WRITING ASSIGNMENT: Pick two astrological signs and create a scene of 50 to 250 words. Comment below how it changed your character development.

My Attempt: When the Stars Align (12/24/2023) – I had named the first character Leo just at random, but as the scene went on, I decided to match characters to star signs. Some of the characters I named because they were already showing those traits (Virgo/Virga), and others had personality quirks driven by their astrology name (Sagittarius). I found it really helped make the characters be different people without much effort. In the future, if I think my characters are sounding or acting too much the same, I might tap into these architypes again as a character development tool.

Magical Words: Revisions Revisited

Photo by engin akyurt on Unsplash

Time to break out the red pen again. An edit is in the door and needs some work.

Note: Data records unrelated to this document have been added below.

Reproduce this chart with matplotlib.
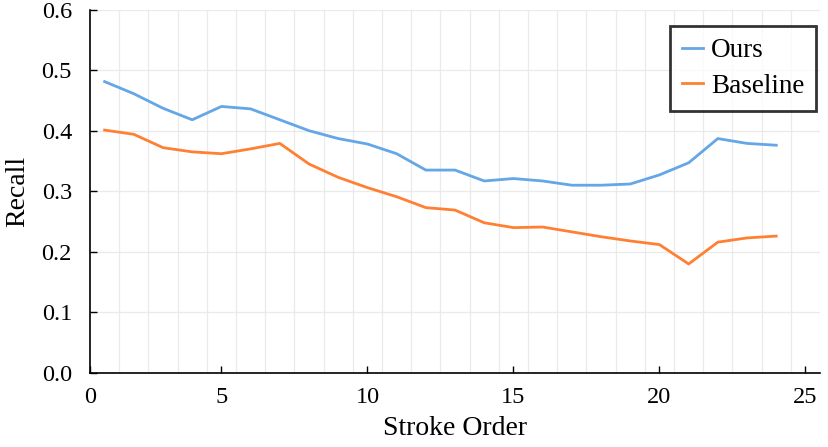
import numpy as np
import matplotlib
matplotlib.use("Agg")
import matplotlib.pyplot as plt

# stroke index and recall values
stroke = list(range(1, 25))
ours = [0.481, 0.461, 0.437, 0.418, 0.440, 0.436, 0.418, 0.400, 0.387, 0.378,
        0.362, 0.335, 0.335, 0.317, 0.321, 0.317, 0.310, 0.310, 0.312, 0.327,
        0.347, 0.387, 0.379, 0.376]
baseline = [0.401, 0.394, 0.372, 0.365, 0.362, 0.370, 0.379, 0.345, 0.323, 0.306,
            0.291, 0.273, 0.269, 0.248, 0.240, 0.241, 0.233, 0.225, 0.218, 0.212,
            0.180, 0.216, 0.223, 0.226]
xtick_labels = ["0", "5", "10", "15", "20", "25"]

BLUE = "#64a6e6"
ORANGE = "#ff8033"

plt.rcParams["font.family"] = ["Liberation Serif", "DejaVu Serif"]

fig = plt.figure(figsize=(8.29, 4.47), dpi=100)
ax = fig.add_axes([0.1086, 0.1655, 0.8806, 0.8132])

ax.plot(stroke, ours, color=BLUE, linewidth=2.0, label="Ours")
ax.plot(stroke, baseline, color=ORANGE, linewidth=2.0, label="Baseline")

ax.set_xlim(0.5, 25.5)
ax.set_ylim(0, 0.6)

ax.set_xticks([0.5, 5, 10, 15, 20, 25])
ax.set_xticklabels(xtick_labels)
ax.set_yticks(np.arange(0, 0.61, 0.1))
ax.set_yticklabels([f"{v:.1f}" for v in np.arange(0, 0.61, 0.1)])
ax.set_xticks(np.arange(1.5, 25.0, 1.0), minor=True)

ax.grid(True, which="major", axis="y", color="#eaeaea", linewidth=0.9)
ax.grid(True, which="minor", axis="x", color="#eaeaea", linewidth=0.9)
ax.set_axisbelow(True)

ax.tick_params(axis="both", which="major", direction="in", length=5, width=1,
               labelsize=17.5)
ax.tick_params(axis="x", which="major", pad=10)
ax.tick_params(axis="y", which="major", pad=13)
ax.tick_params(axis="x", which="minor", length=0)

for side in ["top", "right"]:
    ax.spines[side].set_visible(False)
for side in ["left", "bottom"]:
    ax.spines[side].set_linewidth(1.2)

ax.set_xlabel("Stroke Order", fontsize=20, labelpad=6)
ax.set_ylabel("Recall", fontsize=20, labelpad=8)

leg = ax.legend(loc="upper right", bbox_to_anchor=(0.995, 0.955), fontsize=19.5,
                frameon=True, fancybox=False, handlelength=0.75,
                handletextpad=0.3, borderpad=0.45, labelspacing=0.4,
                borderaxespad=0)
leg.get_frame().set_edgecolor("black")
leg.get_frame().set_linewidth(2.0)

fig.savefig("out.png", dpi=100)
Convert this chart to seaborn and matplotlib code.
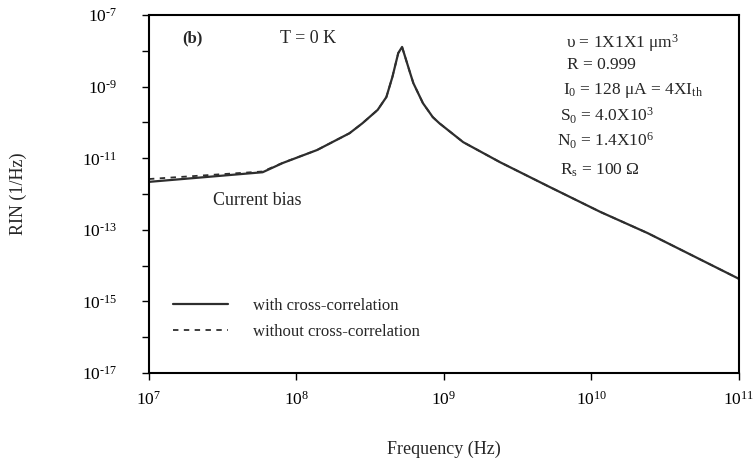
import numpy as np
import pandas as pd
import matplotlib
matplotlib.use("Agg")
import matplotlib.pyplot as plt
import matplotlib.ticker as mticker
import seaborn as sns

# Relative intensity noise spectrum, current-biased laser at T = 0 K
freq_hz = [1.0e7, 5.9e7, 8.1e7, 1.38e8, 2.29e8, 2.8e8, 3.55e8, 4.07e8, 4.47e8,
           4.9e8, 5.2e8, 5.9e8, 6.2e8, 7.2e8, 8.4e8, 9.3e8, 1.35e9, 2.4e9,
           5.2e9, 1.15e10, 2.4e10, 1.0e11]
rin_with = [2.19e-12, 4.07e-12, 7.41e-12, 1.70e-11, 5.01e-11, 9.5e-11, 2.24e-10,
            5.13e-10, 1.86e-9, 8.71e-9, 1.29e-8, 2.40e-9, 1.26e-9, 3.47e-10,
            1.41e-10, 9.55e-11, 2.82e-11, 7.76e-12, 1.58e-12, 3.16e-13,
            8.13e-14, 4.27e-15]
rin_without = [2.63e-12, 4.27e-12, 7.50e-12, 1.70e-11, 5.01e-11, 9.5e-11, 2.24e-10,
               5.13e-10, 1.86e-9, 8.71e-9, 1.29e-8, 2.40e-9, 1.26e-9, 3.47e-10,
               1.41e-10, 9.55e-11, 2.82e-11, 7.76e-12, 1.58e-12, 3.16e-13,
               8.13e-14, 4.27e-15]

series_labels = ["with cross-correlation", "without cross-correlation"]
x_ticks = [1e7, 1e8, 1e9, 1e10, 1e11]
y_major = [1e-17, 1e-15, 1e-13, 1e-11, 1e-9, 1e-7]
y_minor = [1e-16, 1e-14, 1e-12, 1e-10, 1e-8]

sns.set_style("ticks")
plt.rcParams["font.family"] = ["Liberation Serif", "DejaVu Serif"]
plt.rcParams["mathtext.fontset"] = "custom"
plt.rcParams["mathtext.rm"] = "Liberation Serif"
plt.rcParams["mathtext.it"] = "Liberation Serif:italic"
plt.rcParams["mathtext.bf"] = "Liberation Serif:bold"

df_with = pd.DataFrame({"f": freq_hz, "rin": rin_with})
df_without = pd.DataFrame({"f": freq_hz, "rin": rin_without})

fig = plt.figure(figsize=(7.56, 4.58), dpi=100)
ax = fig.add_axes([0.197, 0.1856, 0.7805, 0.7814])

curve_color = "#2e2e2e"
sns.lineplot(data=df_without, x="f", y="rin", ax=ax, color=curve_color,
             linewidth=1.3, linestyle=(0, (3, 3)), label=series_labels[1],
             estimator=None, sort=False)
sns.lineplot(data=df_with, x="f", y="rin", ax=ax, color=curve_color,
             linewidth=1.6, label=series_labels[0], estimator=None, sort=False)

ax.set_xscale("log")
ax.set_yscale("log")
ax.set_xlim(1e7, 1e11)
ax.set_ylim(1e-17, 1e-7)


def power_label(v, pos=None):
    e = int(round(np.log10(v)))
    sign = "\u2010" if e < 0 else ""
    return "10$^{%s%d}$" % (sign, abs(e))


ax.xaxis.set_major_locator(mticker.FixedLocator(x_ticks))
ax.xaxis.set_minor_locator(mticker.NullLocator())
ax.xaxis.set_major_formatter(mticker.FuncFormatter(power_label))
ax.yaxis.set_major_locator(mticker.FixedLocator(y_major))
ax.yaxis.set_minor_locator(mticker.FixedLocator(y_minor))
ax.yaxis.set_major_formatter(mticker.FuncFormatter(power_label))
ax.yaxis.set_minor_formatter(mticker.NullFormatter())

ax.tick_params(axis="both", which="both", direction="out", length=5,
               width=1.0, colors="black", labelsize=12.5)
ax.tick_params(axis="x", pad=8)
ax.tick_params(axis="y", pad=18)
for sp in ax.spines.values():
    sp.set_visible(True)
    sp.set_linewidth(1.5)
    sp.set_color("black")

ax.set_xlabel("Frequency (Hz)", fontsize=13)
ax.set_ylabel("RIN (1/Hz)", fontsize=13)
ax.xaxis.set_label_coords(0.5, -0.19)
ax.yaxis.set_label_coords(-0.207, 0.5)

handles, labels = ax.get_legend_handles_labels()
order = [labels.index(series_labels[0]), labels.index(series_labels[1])]
ax.legend([handles[i] for i in order], [labels[i] for i in order],
          loc="upper left", bbox_to_anchor=(0.04, 0.21), frameon=False,
          fontsize=12, handlelength=3.3, handletextpad=1.5,
          labelspacing=0.6, borderpad=0, borderaxespad=0)

fs = 13
ax.text(0.056, 0.936, "(b)", transform=ax.transAxes, fontsize=12,
        fontweight="bold", va="center", ha="left")
ax.text(0.222, 0.936, "T = 0 K", transform=ax.transAxes, fontsize=fs,
        va="center", ha="left")
ax.text(0.108, 0.483, "Current bias", transform=ax.transAxes, fontsize=fs,
        va="center", ha="left")

params = [
    (0.707, 0.922, "υ = 1X1X1 μm$^3$"),
    (0.708, 0.860, "R = 0.999"),
    (0.702, 0.790, "I$_0$ = 128 μA = 4XI$_{\\rm th}$"),
    (0.697, 0.718, "S$_0$ = 4.0X10$^3$"),
    (0.692, 0.648, "N$_0$ = 1.4X10$^6$"),
    (0.697, 0.567, "R$_{\\rm s}$ = 100 Ω"),
]
for px, py, txt in params:
    ax.text(px, py, txt, transform=ax.transAxes, fontsize=12.5,
            va="center", ha="left")

fig.savefig("out.png", dpi=100)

One of the things I will say, many times is – “this is just a suggestion.” or “It needs fixing, here is an example so you can see how I think it is wrong, but you are the author.”

David B. Coe paraphrased his editor in the Magical Words post from November 29, 2010, “Revisiting Revisions” with:

“You don’t have to use my wording,” he said with maddening equanimity, when I complained about some change he had made to a previous manuscript. “You’re the writer; I’m sure you can come up with something better.  I changed it because the original wording didn’t work.  It wasn’t clear, or it didn’t work with the rest of the scene.  I was just trying to draw your attention to it.”

And that is the horrific thing editors do. They point out what is wrong. Maddening cruel and loving essential, every red mark.

And it isn’t always “wrong – wrong”. It could be “not as good as you are capable of”. Sometimes I think that is the worse, because wrong is an easy fix – “make better” oh boy, that is going to take some effort.

This particular Magical Words is mostly a reminder for ME on how to be the best editor possible. Sometimes ruts happen. Tired happens. And people need to be reminded of best practices. This post by Dr. Coe is full of them.